* [SUPPLIED DATA]
-.-.-

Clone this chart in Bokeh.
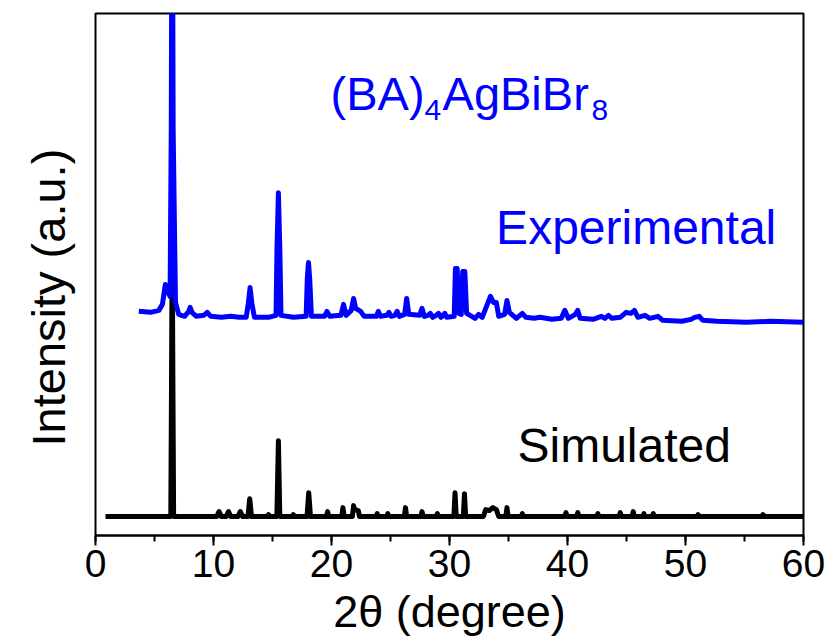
from bokeh.plotting import figure
from bokeh.models import Range1d, SingleIntervalTicker, Label, Title
from bokeh.embed import file_html
from bokeh.resources import INLINE

# ---- data (2theta in degrees, intensity in a.u.) ----
exp_2theta = [3.67, 4.67, 5.37, 5.67, 5.92, 6.12, 6.32, 6.42, 6.5, 6.58, 6.78, 7.05,
              7.55, 7.9, 8.02, 8.17, 8.55, 9.17, 9.47, 9.77, 10.67, 11.47, 12.17,
              12.77, 12.95, 13.1, 13.25, 13.47, 14.67, 15.3, 15.38, 15.5, 15.62, 15.72,
              16.77, 17.85, 17.95, 18.05, 18.15, 18.3, 19.4, 19.62, 19.85, 20.8, 21.02,
              21.25, 21.67, 21.87, 22.05, 22.47, 22.77, 23.8, 23.97, 24.15, 24.7, 24.87,
              25.05, 25.37, 25.57, 25.75, 26.2, 26.37, 26.55, 27.47, 27.67, 27.87, 28.17,
              28.37, 28.57, 28.87, 29.07, 29.27, 29.47, 29.6, 29.77, 30.4, 30.5, 30.65,
              30.8, 31.0, 31.12, 31.3, 31.45, 32.17, 32.47, 32.77, 33.07, 33.27, 33.47,
              33.72, 33.97, 34.17, 34.67, 34.87, 35.07, 35.67, 36.17, 36.47, 37.17, 37.67,
              38.67, 39.47, 39.77, 40.07, 40.67, 40.87, 41.07, 42.17, 42.87, 43.17, 43.47,
              43.77, 44.47, 44.97, 45.37, 45.67, 45.97, 46.57, 46.97, 47.67, 48.07, 49.67,
              50.47, 50.77, 51.17, 51.47, 52.67, 55.17, 57.17, 60.0]
exp_intensity = [225, 224, 226, 232, 252, 245, 240, 408, 750, 408, 234, 222,
                 220, 225, 229, 224, 220, 221, 224, 220, 219, 220, 219,
                 219, 233, 249, 233, 219, 219, 221, 288, 344, 288, 221,
                 219, 220, 258, 274, 258, 220, 220, 225, 220, 221, 232,
                 221, 226, 238, 228, 225, 220, 220, 225, 220, 221, 224,
                 220, 221, 225, 220, 222, 238, 222, 221, 228, 220, 221,
                 223, 219, 221, 223, 219, 221, 223, 219, 220, 268, 268,
                 223, 222, 265, 265, 223, 218, 222, 219, 228, 234, 240,
                 234, 234, 220, 222, 236, 224, 218, 223, 219, 218, 219,
                 217, 218, 226, 218, 222, 226, 218, 217, 220, 218, 221,
                 218, 219, 224, 223, 226, 219, 221, 218, 220, 216, 215,
                 217, 219, 220, 216, 215, 214, 215, 214]

sim_2theta = [0.85, 6.38, 6.44, 6.5, 6.56, 6.62,
              10.27, 10.47, 10.67, 11.07, 11.27, 11.47, 12.07, 12.27, 12.47,
              12.92, 13.07, 13.22, 14.57, 14.67, 14.77, 15.37, 15.5, 15.62,
              16.67, 16.77, 16.87, 17.92, 18.07, 18.22, 19.57, 19.67, 19.77,
              20.87, 20.97, 21.07, 21.77, 21.87, 21.97, 22.27, 22.37,
              23.77, 23.87, 23.97, 24.67, 24.77, 24.87, 26.17, 26.27, 26.37,
              27.57, 27.67, 27.77, 28.87, 28.97, 29.07, 30.37, 30.47, 30.57,
              31.17, 31.27, 31.37, 32.87, 33.07, 33.37, 33.67, 33.97, 34.17,
              34.77, 34.87, 34.97, 36.07, 36.17, 36.27, 39.77, 39.87, 39.97,
              40.77, 40.87, 40.97, 42.47, 42.57, 42.67, 44.37, 44.47, 44.57,
              45.47, 45.57, 45.67, 46.37, 46.47, 46.57, 47.17, 47.27, 47.37,
              50.97, 51.07, 51.17, 56.47, 56.57, 56.67, 60.0]
sim_intensity = [19, 19, 150, 300, 150, 19,
                 19, 24, 19, 19, 24, 19, 19, 24, 19,
                 19, 37, 19, 19, 21, 19, 19, 95, 19,
                 19, 21, 19, 19, 43, 19, 19, 24, 19,
                 19, 28, 19, 19, 30, 26, 25, 19,
                 19, 22, 19, 19, 22, 19, 19, 28, 19,
                 19, 24, 19, 19, 22, 19, 19, 43, 19,
                 19, 42, 19, 19, 26, 25, 28, 26, 19,
                 19, 28, 19, 19, 22, 19, 19, 23, 19,
                 19, 23, 19, 19, 22, 19, 19, 23, 19,
                 19, 24, 19, 19, 22, 19, 19, 22, 19,
                 19, 21, 19, 19, 21, 19, 19]

x_tick_interval = 10

FONT = "Liberation Sans"

p = figure(width=828, height=639, output_backend="svg", toolbar_location=None,
           x_range=Range1d(0, 60), y_range=Range1d(0, 524),
           min_border_left=95, min_border_right=25, min_border_top=13,
           min_border_bottom=102)
p.background_fill_color = "white"
p.border_fill_color = "white"
p.grid.visible = False
p.outline_line_color = "black"
p.outline_line_width = 2
p.yaxis.visible = False

xa = p.xaxis[0]
xa.ticker = SingleIntervalTicker(interval=x_tick_interval, num_minor_ticks=2)
xa.axis_line_width = 2
xa.major_tick_line_width = 2
xa.minor_tick_line_width = 2
xa.major_tick_in = 0
xa.major_tick_out = 10
xa.minor_tick_in = 0
xa.minor_tick_out = 6
xa.major_label_text_font = FONT
xa.major_label_text_font_size = "39px"
xa.major_label_text_color = "black"
xa.major_label_standoff = 4
xa.axis_label = "2\u03b8 (degree)"
xa.axis_label_text_font = FONT
xa.axis_label_text_font_size = "45px"
xa.axis_label_text_font_style = "normal"
xa.axis_label_text_color = "black"
xa.axis_label_standoff = 6

ytitle = Title(text="Intensity (a.u.)", align="left", offset=89, standoff=38,
               vertical_align="top",
               text_font=FONT, text_font_size="47px", text_font_style="normal",
               text_color="black")
p.add_layout(ytitle, "left")

p.line(sim_2theta, sim_intensity, line_color="black", line_width=5, line_join="round")
p.line(exp_2theta, exp_intensity, line_color="#0000FF", line_width=5, line_join="round")

def lab(x, y, t, size, color="black"):
    p.add_layout(Label(x=x, y=y, text=t, text_font=FONT, text_font_size=size,
                       text_color=color, text_align="left",
                       text_baseline="alphabetic", level="overlay"))

# formula title with subscripts
lab(19.92, 444, "(BA)", "47px", "#0000FF")
lab(27.88, 427, "4", "30px", "#0000FF")
lab(29.41, 444, "AgBiBr", "47px", "#0000FF")
lab(42.03, 427, "8", "30px", "#0000FF")

lab(33.95, 309, "Experimental", "48px", "#0000FF")
lab(35.76, 90, "Simulated", "48px", "black")

open("out.html", "w").write(file_html(p, INLINE))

-.-.-

* [STATED GOAL]
The lines from the start of the data through the line that contains "from bokeh.resources import INLINE" are to be returned exactly, please, with both ends included and every picture left out.

* [FINISHED EXERCISE]
Clone this chart in Bokeh.
from bokeh.plotting import figure
from bokeh.models import Range1d, SingleIntervalTicker, Label, Title
from bokeh.embed import file_html
from bokeh.resources import INLINE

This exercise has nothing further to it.